On the way into the city, we left the D100 at Silivri (a nice little seafront town) then threaded our way on smaller roads and following traffic free cycle paths along the sea front for quite a long way. We used smaller roads through Beylikduzu (Sari Zeybeck Cd runs parallel to the D100 for a bit).  Around Avcilar Sahil Parki the D100 runs along a narrow bit of land between the coast and a lake – on Google Maps it looks like there’s no other option but the main road, but it’s misleading and there’s actually a minor service road and/or pavements bikes can use so we were hardly on the main road at all.

After this came the real joy. Between the airport and the coast, in Bakirkoy, we pedalled for a relatively long way on traffic free cycle routes along the sea front. Total winner. You end up on Kennedy Avenue right in the centre of Istanbul old city, and even this big road is fine as there is a designated cycle lane.

It may sound complicated but it really isn’t.  Just stick as close to the south coast as possible and enjoy.

About the Author

Laura Moss left the UK in August 2013 on her bike, aiming for Australia. In a previous life she was a lawyer. She curates the Long Distance Cycling Journeys database and organises the Festival of Cycle Touring. Her husband, Tim, runs this website. Read more...

Comments (10)

  • Natalie

    I think you have to be really fit to cycle anywhere in Turkey, especially in the height of summer. Well done to you. I cheat and use public transport.

    Reply
  • Laura

    Ha thanks Natalie! Certainly some massive hills in places – although the coast road around Zonguldak / Bartin was a particularly brutal stretch where the hills weren’t big, just very steep.

    I have been told the northern option along the D020 may no longer be quite as good – see http://poab.org/log/id/397

    Reply
  • Matthew Harris

    Hi there. Awesome trip that you are doing. Very inspiring to read about it. It is getting me excited for my trip, which is quite similar to yours.. Cycling home to Australia (for me, I will be leaving from Holland). I’ll be leaving this September. I am currently planning the route into Istanbul. My question: have you got a gpx file of this? Also, your route through the Balkans looks similar to mine. Have you got a gpx of these too? And do you have any tips?

    Thanks for your help, and all the best with the rest of your trip!! I’ll be following you!

    Matthew

    Reply
    • Tim Moss

      Hi Matthew, great that you’re planning a similar trip. We don’t use GPS really (except occasionally on a tablet in cities) so no tracks I’m afraid.

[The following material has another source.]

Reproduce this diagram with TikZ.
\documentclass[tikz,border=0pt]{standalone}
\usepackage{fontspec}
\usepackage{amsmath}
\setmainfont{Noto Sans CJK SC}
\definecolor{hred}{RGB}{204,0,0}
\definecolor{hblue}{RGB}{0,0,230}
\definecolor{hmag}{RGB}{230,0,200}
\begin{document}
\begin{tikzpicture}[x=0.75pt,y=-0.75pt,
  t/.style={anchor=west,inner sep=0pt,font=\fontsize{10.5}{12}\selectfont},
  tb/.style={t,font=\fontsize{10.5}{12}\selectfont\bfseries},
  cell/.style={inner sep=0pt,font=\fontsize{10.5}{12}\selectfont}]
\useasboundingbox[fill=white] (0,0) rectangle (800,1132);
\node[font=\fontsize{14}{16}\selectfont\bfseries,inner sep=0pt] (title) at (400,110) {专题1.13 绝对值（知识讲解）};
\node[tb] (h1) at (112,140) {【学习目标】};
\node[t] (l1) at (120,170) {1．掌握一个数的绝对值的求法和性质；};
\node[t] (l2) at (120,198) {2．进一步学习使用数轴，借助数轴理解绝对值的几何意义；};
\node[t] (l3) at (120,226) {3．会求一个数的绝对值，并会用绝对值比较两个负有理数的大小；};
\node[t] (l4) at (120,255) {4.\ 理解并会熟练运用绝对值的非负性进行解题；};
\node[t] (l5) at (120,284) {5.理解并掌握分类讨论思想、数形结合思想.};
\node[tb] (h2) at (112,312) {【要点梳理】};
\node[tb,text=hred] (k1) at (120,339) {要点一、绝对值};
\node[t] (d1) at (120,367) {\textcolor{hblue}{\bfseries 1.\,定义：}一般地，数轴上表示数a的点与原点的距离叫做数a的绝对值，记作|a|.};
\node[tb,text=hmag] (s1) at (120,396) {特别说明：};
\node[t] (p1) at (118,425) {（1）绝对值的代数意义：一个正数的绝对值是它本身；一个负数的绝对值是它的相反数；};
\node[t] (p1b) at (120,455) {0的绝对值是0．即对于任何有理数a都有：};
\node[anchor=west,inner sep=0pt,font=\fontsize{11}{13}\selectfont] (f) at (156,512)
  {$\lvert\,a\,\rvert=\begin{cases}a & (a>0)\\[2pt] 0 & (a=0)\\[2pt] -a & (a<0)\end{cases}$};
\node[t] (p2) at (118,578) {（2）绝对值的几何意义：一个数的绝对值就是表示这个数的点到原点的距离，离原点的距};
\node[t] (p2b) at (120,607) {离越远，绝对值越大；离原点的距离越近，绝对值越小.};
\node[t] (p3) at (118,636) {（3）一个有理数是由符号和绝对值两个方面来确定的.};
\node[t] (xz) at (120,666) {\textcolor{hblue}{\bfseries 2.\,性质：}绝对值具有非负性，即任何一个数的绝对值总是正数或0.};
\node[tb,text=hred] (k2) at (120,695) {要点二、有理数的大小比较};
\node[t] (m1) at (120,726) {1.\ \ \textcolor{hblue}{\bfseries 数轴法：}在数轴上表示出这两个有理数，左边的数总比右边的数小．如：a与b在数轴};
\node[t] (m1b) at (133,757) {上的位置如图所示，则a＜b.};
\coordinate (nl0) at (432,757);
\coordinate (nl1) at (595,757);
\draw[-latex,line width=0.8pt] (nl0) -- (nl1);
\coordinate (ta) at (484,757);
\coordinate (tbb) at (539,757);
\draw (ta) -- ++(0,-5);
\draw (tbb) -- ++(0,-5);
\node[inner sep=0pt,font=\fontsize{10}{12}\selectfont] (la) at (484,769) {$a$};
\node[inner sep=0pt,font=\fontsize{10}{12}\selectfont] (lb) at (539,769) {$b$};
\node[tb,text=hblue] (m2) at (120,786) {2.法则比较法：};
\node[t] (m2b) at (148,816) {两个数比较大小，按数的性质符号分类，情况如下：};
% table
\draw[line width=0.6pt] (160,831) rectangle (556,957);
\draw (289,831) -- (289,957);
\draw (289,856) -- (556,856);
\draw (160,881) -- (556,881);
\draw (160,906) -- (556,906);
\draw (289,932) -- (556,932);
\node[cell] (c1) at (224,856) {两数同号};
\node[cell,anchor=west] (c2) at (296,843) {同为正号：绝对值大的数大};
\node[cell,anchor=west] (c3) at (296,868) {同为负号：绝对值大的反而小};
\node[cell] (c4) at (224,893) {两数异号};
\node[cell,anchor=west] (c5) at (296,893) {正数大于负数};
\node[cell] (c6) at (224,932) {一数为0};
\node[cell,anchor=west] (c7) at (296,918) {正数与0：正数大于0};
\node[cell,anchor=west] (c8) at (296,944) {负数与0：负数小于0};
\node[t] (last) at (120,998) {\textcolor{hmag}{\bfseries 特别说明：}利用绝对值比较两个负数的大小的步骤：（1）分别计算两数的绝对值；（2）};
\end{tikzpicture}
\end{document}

      The Istanbul route is really simple, particularly on the east side, just hug the south coast.

      For the Balkans we again pretty much just followed the coast.

      You can see where we stayed each night on our map: http://www.thenextchallenge. org/map

      Hope that helps but feel free to fire away with any other questions.

      Tim.

      Reply
  • kris

    Hi there Tim, and to Matthew Harris if you are there,

    I am similarly looking to ride to Australia next year, from London, I amjust curious the reasons why you would leave europe Aug and Sept?? Wouldnt that mean you would be in Europe in the middle of Winter? I wouldve thought leaving in March or April would mean avoiding a cold winter??

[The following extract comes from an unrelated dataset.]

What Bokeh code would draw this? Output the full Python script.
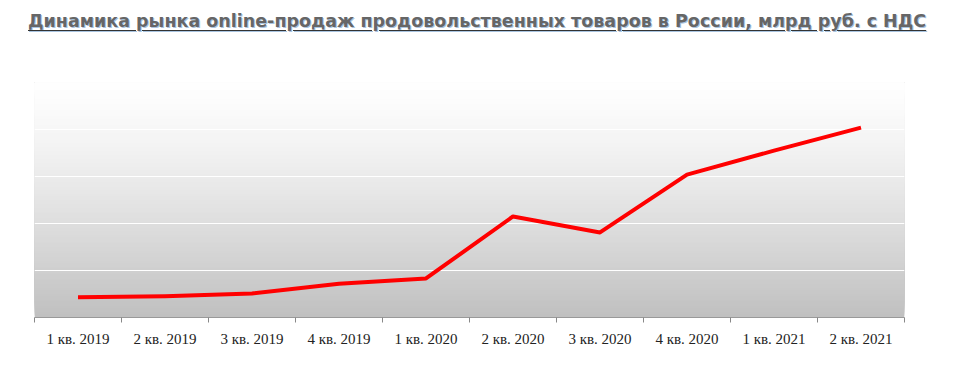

    SImilarly Tim, I too and reading through your blog posts. Awesome Awesome Awesome!

    Reply
    • Matthew Harris

      Hi Kris.
      The departure time has been carefully planned.. :-)

      In order to cover all the high altitude terrain I want to in central Asia, I need to be at the start of this terrain at the start of summer – so I want to be at the start of the Pamir Hwy on June 1. To get there, I estimate it should take about 5 months, which would mean leaving Holland on January 1. Although this year was very mild, this could mean cycling through ice and snow and subzero temperatures.. Not too appealing..

      My current plan is to leave as late in the year as possible while still being able to cross the alps. I will then stop for 3 months when I get to Istanbul. I will fly to Australia for christmas, arrange lots of paperwork, and, do a chinese language course before continuing in March.

      When are you planning on leaving?

      I have more on my blog: http://arctic-cycler.com

      See ya!

      Matthew

      Reply
  • kris

    ONe more TIm,

    Mate i notice you mention using a tablet. Are you literally able to access the internet in a lot of locations on your trip. As such allowing you to look up information you need for the upcoming days like, where to stay, which route to take, etc etc?? Or is it quite infrequent that you have been able to access the internet on your trip??

    Loving your blogs mate!

    Reply
  • Laura Moss

    Hi Kris,

    We left the UK in August because that’s how our jobs worked out. It meant we had to cycle through a cold winter, but we’ve hit the Middle East at the best time of year, before it gets too hot. I’m not sure there is any perfect time really.

    We both use tablet computers. In Europe we could find WiFi in most towns we went through. If we had been really keen we could have bought a local SIM card for internet use as my tablet is 3g enabled but we’ve never bothered. WiFi was less common further east but we have still managed to access it a couple of times a week, except perhaps in Iran. We were told that there are fewer internet cafes these days and instead places just offer WiFi access and I think this is probably true – so taking a tablet or small netbook is a good idea if internet access is important to you.

    Glad you enjoy the blog posts and good luck with the trip.